Hace dos semanas escribí un primer comentario acerca de la Declaración de Los Ángeles sobre Migración y Protección. Terminaba reflexionando sobre la lógica que subyace al texto cuando dice que «la migración debería ser una elección voluntaria e informada, y no una necesidad».
Sin detenernos en el problema del libre albedrío —hay evidencia neurocientífica de que primero actuamos y solo después la conciencia descubre por qué—, en cuanto a las percepciones que resultan relevantes al hablar de movilidad humana podemos afirmar que quien migra siempre decide. Nomás varían los niveles percibidos de amenaza en el origen y de riesgo en el trayecto y destino.
No me malentienda. Evidentemente es distinta la libertad disponible a cada persona. La decisión de migrar a los EE. UU. no fue igual para los padres de Kámala Harris, ambos con educación superior y de familias de clase media, que para un joven pobre en Tegucigalpa, escasamente educado y amenazado de muerte por no sumarse a una mara. Pero experimentan lo mismo — un momento en que deciden: «me voy».
Por ello no tiene sentido afirmar que la migración debería ser voluntaria e informada, más que necesaria: la migración siempre es voluntaria e informada. Salvo los bebés traficados sin conciencia propia, las personas solo migran cuando lo consideran necesario. Lo demás es cuestión de grado: la cantidad de información disponible para decidir, el umbral de tolerancia a las condiciones del lugar de origen (por eso la USAID invierte en oportunidades de trabajo rural en Guatemala) o el riesgo percibido al tránsito y llegada (por ejemplo, según la severidad con que las leyes y la Agencia Estadounidense de Inmigración y Control de Aduanas1 criminalizan a los migrantes indocumentados).

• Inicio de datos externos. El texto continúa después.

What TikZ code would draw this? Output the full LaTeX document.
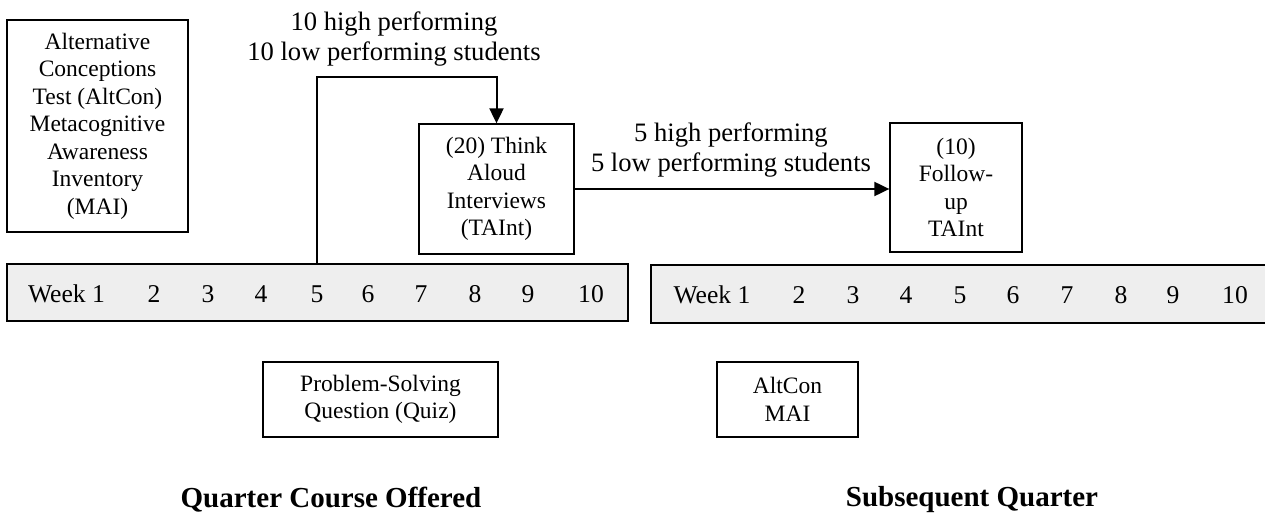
\documentclass[tikz,border=0pt]{standalone}
\usepackage{fontspec}
\setmainfont{Liberation Serif}
\usetikzlibrary{arrows.meta}
\definecolor{tlgray}{RGB}{238,238,238}
\begin{document}
\begin{tikzpicture}[x=1pt,y=-1pt,
 box/.style={draw,line width=1.3pt,rectangle,align=center,inner sep=0pt,font=\fontsize{23.5}{27.5}\selectfont},
 timeline/.style={draw,line width=2.2pt,fill=tlgray,rectangle,inner sep=0pt},
 week/.style={font=\fontsize{25.6}{30}\selectfont,inner sep=0pt,anchor=center},
 lbl/.style={align=center,inner sep=0pt,font=\fontsize{26.6}{30}\selectfont},
 titletext/.style={font=\bfseries\fontsize{29}{34}\selectfont,inner sep=0pt},
 arr/.style={line width=2pt,-{Triangle[length=15pt,width=14pt]}}]
\useasboundingbox (0,0) rectangle (1265,521);

% left box
\node[box,minimum width=181pt,minimum height=212pt] (alt) at (97.5,126)
  {Alternative\\Conceptions\\Test (AltCon)\\Metacognitive\\Awareness\\Inventory\\(MAI)};

% timelines
\node[timeline,minimum width=621pt,minimum height=57pt] (tl1) at (317.5,292.5) {};
\node[timeline,minimum width=624pt,minimum height=58pt] (tl2) at (963,294) {};

\node[week] (wa1) at (66.5,294) {Week 1};
\foreach \n/\x in {2/154,3/208,4/261,5/317,6/368,7/421,8/475,9/528,10/591}
  \node[week] (wa\n) at (\x,294) {\n};
\node[week] (wb1) at (712,295) {Week 1};
\foreach \n/\x in {2/799,3/853,4/906,5/960,6/1013,7/1067,8/1121,9/1173,10/1235}
  \node[week] (wb\n) at (\x,295) {\n};

% interview boxes
\node[box,minimum width=155pt,minimum height=130pt] (taint) at (496.5,189)
  {(20) Think\\Aloud\\Interviews\\(TAInt)};
\node[box,minimum width=132pt,minimum height=129pt] (follow) at (956,187.5)
  {(10)\\Follow-\\up\\TAInt};

% lower boxes
\node[box,minimum width=235pt,minimum height=75pt] (quiz) at (380.5,399.5)
  {Problem-Solving\\Question (Quiz)};
\node[box,minimum width=141pt,minimum height=75pt] (altmai) at (787.5,399.5)
  {AltCon\\MAI};

% labels
\node[lbl] (top) at (394,39) {10 high performing\\10 low performing students};
\node[lbl] (mid) at (731,150) {5 high performing\\5 low performing students};

% connectors
\coordinate (bend1) at (317,77);
\draw[arr] (bend1 |- tl1.north) -- (bend1) -| (taint.north);
\draw[arr] (taint.east) -- (taint.east -| follow.west);

% titles
\node[titletext] (q1) at (331,500) {Quarter Course Offered};
\node[titletext] (q2) at (972,500) {Subsequent Quarter};
\end{tikzpicture}
\end{document}
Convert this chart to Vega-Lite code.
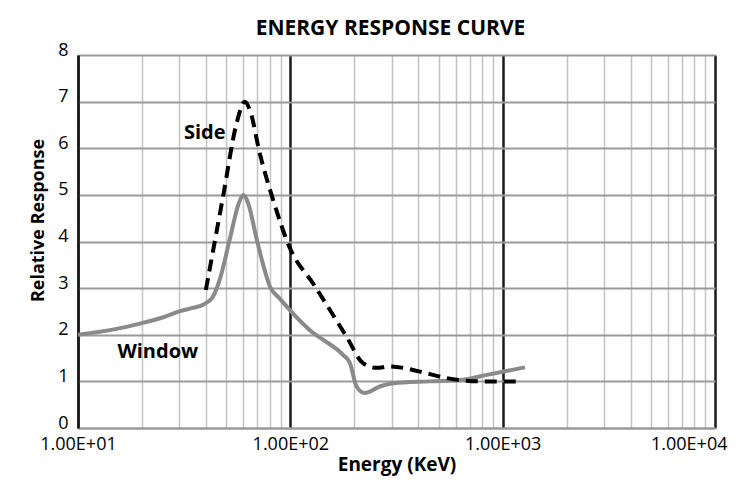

Y es aquí donde hago la diferencia entre las buenas intenciones del Acuerdo de Los Ángeles y las necesidades de los migrantes. El Acuerdo marca una gran mejora al apartarse de la visión represiva que ve a los migrantes como criminales que violan leyes y amenazan a la gente de bien2 y reconocer que producen más ventajas que pérdidas a quienes los reciben. Y admite que muchas veces son víctimas dignas de protección.
Sin embargo, el Acuerdo solo reconoce a los migrantes como sujetos. Sus resoluciones son para actuar sobre ellos, siempre para hacerles algo: estabilizar y asistirlos, proveerles vías de tránsito y protección, gestionar sus flujos, atenderlos en emergencias, reducir su irregularidad. Ignora que, tanto como los ciudadanos en los países de los que proceden, a los que se dirigen y por los que transitan, los migrantes son también actores y agentes. Conspicuamente ausentes quedan en el Acuerdo la decisión y la acción de los propios migrantes.
Salvo en la intención de involucrar organizaciones de la sociedad civil —quizá, porque tampoco eso es igual que hablar con las y los migrantes— en la mesa no hay silla para quien migra. Los Estados deciden y los Estados hacen. Aunque en positivo y con buena intención, es la imagen espejo de la invitación a subirse al camión para ser traficados a media noche en la frontera: para los migrantes el asunto se reduce a un trato de tómelo o déjelo.
Tanto como los ciudadanos en los países de los que proceden, a los que se dirigen y por los que transitan, los migrantes son también actores y agentes.
El problema con ese abordaje es que es tan anticuado como insuficiente. Los migrantes, particularmente en tiempos de migración masiva, ante la presión del desplazamiento por el cambio climático y al desdibujarse la soberanía del Estado nación, no son simplemente derramados de un Estado que no los atiende y absorbidos por otro al que le sobran. Los migrantes son una población con características y dinámica propias, que prefiguran la necesidad de repensar asuntos tan importantes como las formas de documentar la identidad personal; elegir representantes políticos; ejercer, compensar y regular la relación entre trabajo, tierra y riqueza; y de garantizar la soberanía de la gente, más que del Estado.
Estos asuntos incomodan a los tradicionales Estados westfalianos, construidos para ponernos a todos en convenientes envases territoriales con fronteras infranqueables. Tanto, que judíos y gitanos en Europa tienen casi cuatro siglos de ser perseguidos por no caber en ese corsé. Pero la migración, que no cesa sino más bien crece, exige ejercitar aquello que los humanos hacemos tan bien: descreer las estructuras que en el pasado parecían irrompibles, imaginar futuros distintos y hacerlos realidad al ponerlos juntos en práctica.
Ilustración: Geografías (2018, foto propia)
1 ICE, por sus siglas en inglés.
2 Dice la misión de ICE que su mandato es «proteger a los EE. UU. del crimen transfronterizo y la migración ilegal que amenazan la seguridad nacional y la seguridad pública». (Traducción y destacado propios). Asume que el chico perseguido por la mara es una amenaza a la seguridad del Estado más poderoso del mundo y de su ciudadanía.